Archaeological, iconographic, and experimental evidence for ancient Greek kilns.
The WebAtlas has already been introduced into undergraduate curriculum at the University of Athens, by project collaborator Dr. Konstantinos Raptis, an expert on Late Antique and Byzantine kilns from the Ephorate of Antiquities of Thessaloniki and Visiting Lecturer at the University of Athens. “I am offering an elective course on Byzantine craft workshops with kilns,” said Raptis. “I plan to introduce the WebAtlas to the students as a new, extremely useful research tool for the study of Byzantine pottery and brick kilns.”
Hasaki also hopes to increase the awareness of the WebAtlas with a new grant from the College of Humanities at the University of Arizona. One way she reaches wider audiences has been to present live demos of the WebAtlas at conferences. At the 12th International Conference on Medieval and Modern Ceramics in the Mediterranean (XII AIECM3), held in Athens last October, Dr. Raptis, facilitated a workshop. “Presenting a live demo of the WebAtlas to the Archaeologists and various specialists on Medieval ceramics and ceramic kilns was an extremely fruitful experience,” recalled Raptis. “I had positive feedback from colleagues and specialists from all over the world, who felt that analogous projects have to be built for kilns of other regions of the Mediterranean as well. I am very optimistic that the WebAtlas will be the prototype for more scientific projects in the future.”
More from Hasaki on Kilns
Figure from Hasaki’s upcoming monograph, “Potters at Work in Ancient Corinth: Industry, Religion and the Penteskouphia Pinakes”

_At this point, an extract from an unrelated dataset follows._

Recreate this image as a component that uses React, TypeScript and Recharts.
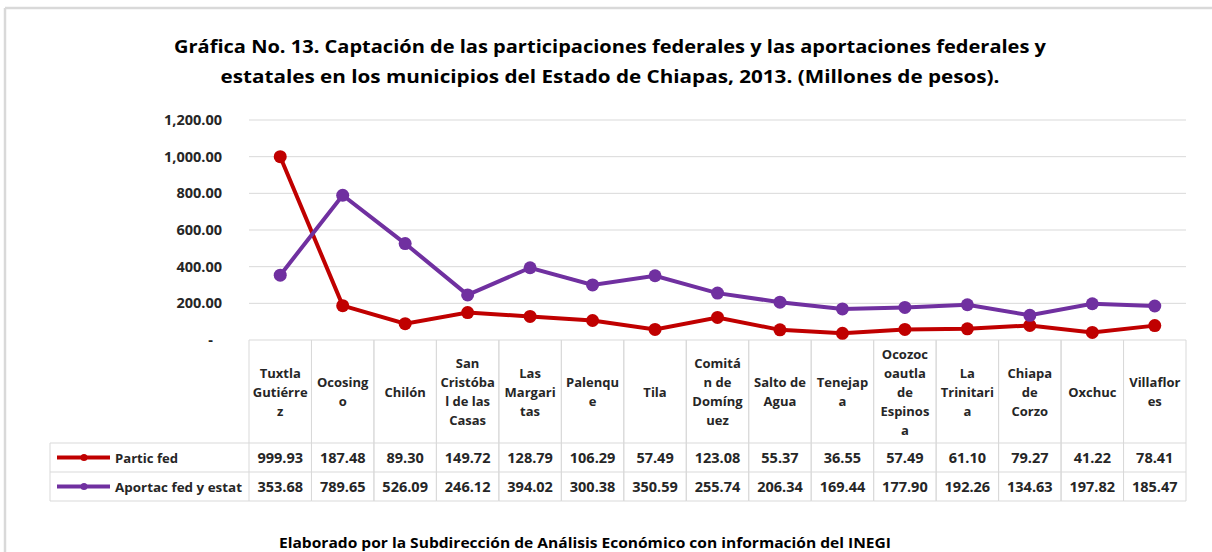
import React from 'react';
import { LineChart, Line, XAxis, YAxis, CartesianGrid } from 'recharts';

// municipios (orden de la gráfica)
const municipios = [
  'Tuxtla Gutiérrez', 'Ocosingo', 'Chilón', 'San Cristóbal de las Casas', 'Las Margaritas',
  'Palenque', 'Tila', 'Comitán de Domínguez', 'Salto de Agua', 'Tenejapa',
  'Ocozocoautla de Espinosa', 'La Trinitaria', 'Chiapa de Corzo', 'Oxchuc', 'Villaflores',
];

// etiquetas tal como se cortan en la tabla
const etiquetas = [
  ['Tuxtla', 'Gutiérre', 'z'],
  ['Ocosing', 'o'],
  ['Chilón'],
  ['San', 'Cristóba', 'l de las', 'Casas'],
  ['Las', 'Margari', 'tas'],
  ['Palenqu', 'e'],
  ['Tila'],
  ['Comitá', 'n de', 'Domíng', 'uez'],
  ['Salto de', 'Agua'],
  ['Tenejap', 'a'],
  ['Ocozoc', 'oautla', 'de', 'Espinos', 'a'],
  ['La', 'Trinitari', 'a'],
  ['Chiapa', 'de', 'Corzo'],
  ['Oxchuc'],
  ['Villaflor', 'es'],
];

const particFed = [999.93, 187.48, 89.3, 149.72, 128.79, 106.29, 57.49, 123.08, 55.37, 36.55, 57.49, 61.1, 79.27, 41.22, 78.41];
const aportacFed = [353.68, 789.65, 526.09, 246.12, 394.02, 300.38, 350.59, 255.74, 206.34, 169.44, 177.9, 192.26, 134.63, 197.82, 185.47];

const yTicks = [0, 200, 400, 600, 800, 1000, 1200];

const series = [
  { key: 'partic', name: 'Partic fed', color: '#C00000', textW: 63 },
  { key: 'aportac', name: 'Aportac fed y estat', color: '#7030A0', textW: 127 },
];

const data = municipios.map((m, i) => ({ municipio: m, partic: particFed[i], aportac: aportacFed[i] }));

// layout
const W = 1212;
const H = 552;
const PLOT_LEFT = 249;
const PLOT_RIGHT = 1186;
const PLOT_TOP = 120;
const PLOT_BOTTOM = 340;
const BAND = (PLOT_RIGHT - PLOT_LEFT) / municipios.length;
const ROW_CAT = 443;
const ROW_1 = 472;
const ROW_2 = 501;
const LEG_LEFT = 50;
const GRID = '#D9D9D9';
const FONT = "'Open Sans', 'DejaVu Sans', sans-serif";
const TXT = '#262626';

const fmt = (v: number) => v.toLocaleString('en-US', { minimumFractionDigits: 2, maximumFractionDigits: 2 });

const YTick = (props: any) => {
  const { x, y, payload } = props;
  const label = payload.value === 0 ? '-' : fmt(payload.value);
  return (
    <text x={x} y={y} dx={payload.value === 0 ? -9 : 0} dy={5} textAnchor="end"
      fontFamily={FONT} fontSize={14.5} fontWeight="bold" fill={TXT}>
      {label}
    </text>
  );
};

const TableTick = (props: any) => {
  const { x, payload } = props;
  const i = municipios.indexOf(payload.value);
  if (i < 0) return null;
  const x0 = x - BAND / 2;
  const x1 = x + BAND / 2;
  const lines = etiquetas[i];
  const lh = 19;
  const catMid = (PLOT_BOTTOM + ROW_CAT) / 2;
  const firstY = catMid - ((lines.length - 1) * lh) / 2 + 5;
  const r1 = (ROW_CAT + ROW_1) / 2 + 5;
  const r2 = (ROW_1 + ROW_2) / 2 + 5;
  return (
    <g>
      <line x1={x0} x2={x0} y1={PLOT_BOTTOM} y2={ROW_2} stroke={GRID} />
      <line x1={x1} x2={x1} y1={PLOT_BOTTOM} y2={ROW_2} stroke={GRID} />
      {[ROW_CAT, ROW_1, ROW_2].map((yy) => (
        <line key={yy} x1={x0} x2={x1} y1={yy} y2={yy} stroke={GRID} />
      ))}
      {lines.map((t, k) => (
        <text key={k} x={x} y={firstY + k * lh} textAnchor="middle" fontFamily={FONT}
          fontSize={13} fontWeight="bold" fill={TXT}>{t}</text>
      ))}
      <text x={x} y={r1} textAnchor="middle" fontFamily={FONT} fontSize={14.5} fontWeight="bold" fill={TXT}>
        {fmt(particFed[i])}
      </text>
      <text x={x} y={r2} textAnchor="middle" fontFamily={FONT} fontSize={14.5} fontWeight="bold" fill={TXT}>
        {fmt(aportacFed[i])}
      </text>
      {i === 0 && (
        <g>
          <line x1={LEG_LEFT} x2={LEG_LEFT} y1={ROW_CAT} y2={ROW_2} stroke={GRID} />
          {[ROW_CAT, ROW_1, ROW_2].map((yy) => (
            <line key={yy} x1={LEG_LEFT} x2={x0} y1={yy} y2={yy} stroke={GRID} />
          ))}
          {series.map((s, k) => {
            const cy = k === 0 ? (ROW_CAT + ROW_1) / 2 : (ROW_1 + ROW_2) / 2;
            return (
              <g key={s.key}>
                <line x1={57} x2={110} y1={cy} y2={cy} stroke={s.color} strokeWidth={4} />
                <circle cx={84} cy={cy} r={3.5} fill={s.color} />
                <text x={115} y={cy + 5} fontFamily={FONT} fontSize={13} fontWeight="bold" fill={TXT}
                  textLength={s.textW} lengthAdjust="spacingAndGlyphs">{s.name}</text>
              </g>
            );
          })}
        </g>
      )}
    </g>
  );
};

export default function App() {
  return (
    <div style={{ position: 'absolute', left: 0, top: 0, width: W, height: H, background: '#fff', overflow: 'hidden' }}>
      <LineChart width={W} height={H} data={data}
        margin={{ top: PLOT_TOP, right: W - PLOT_RIGHT, bottom: 0, left: 0 }}>
        <CartesianGrid horizontal vertical={false} stroke={GRID} />
        <XAxis dataKey="municipio" interval={0} axisLine={false} tickLine={false}
          padding={{ left: BAND / 2, right: BAND / 2 }}
          tickSize={0} tickMargin={0} height={H - PLOT_BOTTOM} tick={<TableTick />} />
        <YAxis domain={[0, 1200]} ticks={yTicks} interval={0} axisLine={false} tickLine={false}
          tickSize={0} tickMargin={27} width={PLOT_LEFT} tick={<YTick />} />
        {series.map((s) => (
          <Line key={s.key} type="linear" dataKey={s.key} name={s.name} stroke={s.color} strokeWidth={4}
            dot={{ r: 6.5, fill: s.color, stroke: s.color, strokeWidth: 0 }} isAnimationActive={false} />
        ))}
      </LineChart>
      <svg width={W} height={H} style={{ position: 'absolute', left: 0, top: 0, pointerEvents: 'none' }}>
        <line x1={5} x2={W} y1={8} y2={8} stroke={GRID} strokeWidth={2.5} />
        <line x1={5} x2={5} y1={8} y2={H} stroke={GRID} strokeWidth={2.5} />
        <text x={610} y={53} textAnchor="middle" fontFamily={FONT} fontSize={18} fontWeight="bold" fill="#000"
          textLength={872} lengthAdjust="spacingAndGlyphs">
          Gráfica No. 13. Captación de las participaciones federales y las aportaciones federales y
        </text>
        <text x={610} y={83} textAnchor="middle" fontFamily={FONT} fontSize={18} fontWeight="bold" fill="#000"
          textLength={779} lengthAdjust="spacingAndGlyphs">
          estatales en los municipios del Estado de Chiapas, 2013. (Millones de pesos).
        </text>
        <text x={585} y={548} textAnchor="middle" fontFamily={FONT} fontSize={13.5} fontWeight="bold" fill="#000"
          textLength={612} lengthAdjust="spacingAndGlyphs">
          Elaborado por la Subdirección de Análisis Económico con información del INEGI
        </text>
      </svg>
    </div>
  );
}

Dr. Eleni Hasaki was the Gertrude Smith Professor for the ASCSA Summer Session in 2009 and is an ASCSA Managing Committee member. Currently on sabbatical at Harvard University’s Center for Hellenic Studies in Washington D.C., Hasaki has many exciting projects in the works. At the CHS, she is collaborating with George Washington University History professor Diane Harris Cline on a formal Social Network Analysis of Athenian potters and painters in 6th and 5th c., which adds the human dimension behind the kilns featured in the WebAtlas. Her monograph, an ASCSA Publications Hesperia Supplement, Potters at Work in Ancient Corinth: Industry, Religion and the Penteskouphia Pinakes, is in the final stages of publication. She is also finishing an article detailing her remarkable experiences after constructing an experimental replica of an Ancient Greek kiln in Tucson, Arizona (www.aiatucson.arizona.edu)!